Remembering When ‘Evil Dead II’ Possessed North Carolina [NC Film]
Evil is alive in theaters this weekend, with the reimagined ultra-gory Evil Dead currently the number one movie at the box office, and to mark the occasion we’re looking back at the second of three cult classics that preceded this latest incarnation of “deadites”, filmed in North Carolina over 25 years ago.
Released on March 13, 1987 in only 310 theaters, Evil Dead II: Dead by Dawn is the film that became a legend, made a franchise, and created a new icon for horror fans to embrace in its unique hero Ashley “Ash” Williams, played by Bruce Campbell, and it all started with a few cameras in the woods in Wadesboro, North Carolina.
Production of the low-budget sequel to the even-lower-budget 1982 original The Evil Dead took place in North Carolina and Michigan in 1986.
Stephen King was reportedly such a huge fan of The Evil Dead that he convinced producer Dino De Laurentiis, who was producing King’s Maximum Overdrive in Wilmington at the time, to have his DEG (De Laurentiis Entertainment Group) production company finance Evil Dead II.
De Laurentiis had originally wanted director Sam Raimi (Spider-Man, Oz The Great and Powerful) to film in De Laurentiis’ elaborate Wilmington studio, but the production team didn’t like the idea of being so close to the producer, so they moved to Wadesboro, approximately three hours away.
Steven Spielberg had previously filmed The Color Purple in Wadesboro the year before, and the large white farmhouse used as an exterior location in that film became the central production office for Evil Dead II.
Most of the exteriors in film were shot in the woods near that farmhouse, while the interior cabin, cellar, and woodshed sets were all built inside the gymnasium at J.R. Faison Junior High School. The cabin exterior set was built specifically for the production on the same property as the farmhouse in Wadesboro.
Filming of Evil Dead II took approximately 14 weeks, from May to September 1986, followed by a few reshoots in Detroit, Michigan.
Among the special bonus features on the Evil Dead II Blu-ray released by Lionsgate in 2011 is a short featurette called ‘Road To Wadesboro’, in which special props crew member Tony Elwood revisits various Evil Dead II shooting locations, including J. R. Faison Junior High School, and the exterior cabin set located in the same area. Although in a badly neglected state, the cabin structure was still shown to be standing, along with the workshed exterior and a number of the fake trees from the production.
An area in and around the Bonsal Ballast Pits in Lilesville, North Carolina on Highway 74 was the location used for the climactic medieval scene at the end of the movie. The castle in the scene was a full size facade made from plywood mounted on power poles on a hill overlooking the area, and filmed from down in the pits, according to Book of the Dead.
The tunnel seen at the beginning of the film just after the main titles is called the “Fryingpan Tunnel” and is located along the the Blue Ridge Parkway, running through the Blue Ridge Mountains approximately 22 miles south of Canton.
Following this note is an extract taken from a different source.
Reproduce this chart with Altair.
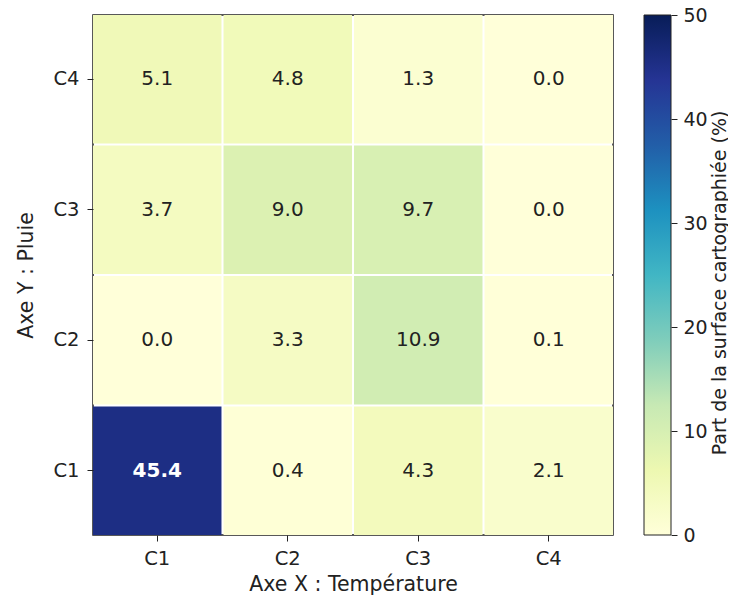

Many of the scenes from the first film were recreated with Campbell returning as Ash and other new actors now in the roles from the original, mainly because the producers could not obtain the rights to use the actual clips from The Evil Dead and needed to recap how Ash got to the cabin.
Upon its original theatrical release in March 1987, movie critic Roger Ebert of the Chicago Sun-Times gave the film three out of four stars, describing it as “a fairly sophisticated satire.” Ebert praised the film’s sense of surrealism, comedic timing, and “grubby, low-budget intensity,” stating “if you know it’s all special effects, and if you’ve seen a lot of other movies and have a sense of humor, you might have a great time at Evil Dead II.”
Raimi and Campbell fulfilled the promise they made in the final cliffhanger scene of Evil Dead II with a third film in the series, Army of Darkness, released in theaters in 1993. Twenty years later, Raimi, Cambell, and original producer Robert Tapert are all executive producers of the new Evil Dead, which opened in theaters on Friday.
After more than three decades of scaring (and grossing out) generation after generation who discovered it on VHS and DVD, the Evil Dead franchise is currently on top of the Hollywood box office, but it was Evil Dead II that first brought it out of the cellar, and it is Wadesboro, North Carolina that remains the true home of most iconic cabin in the woods in movie history.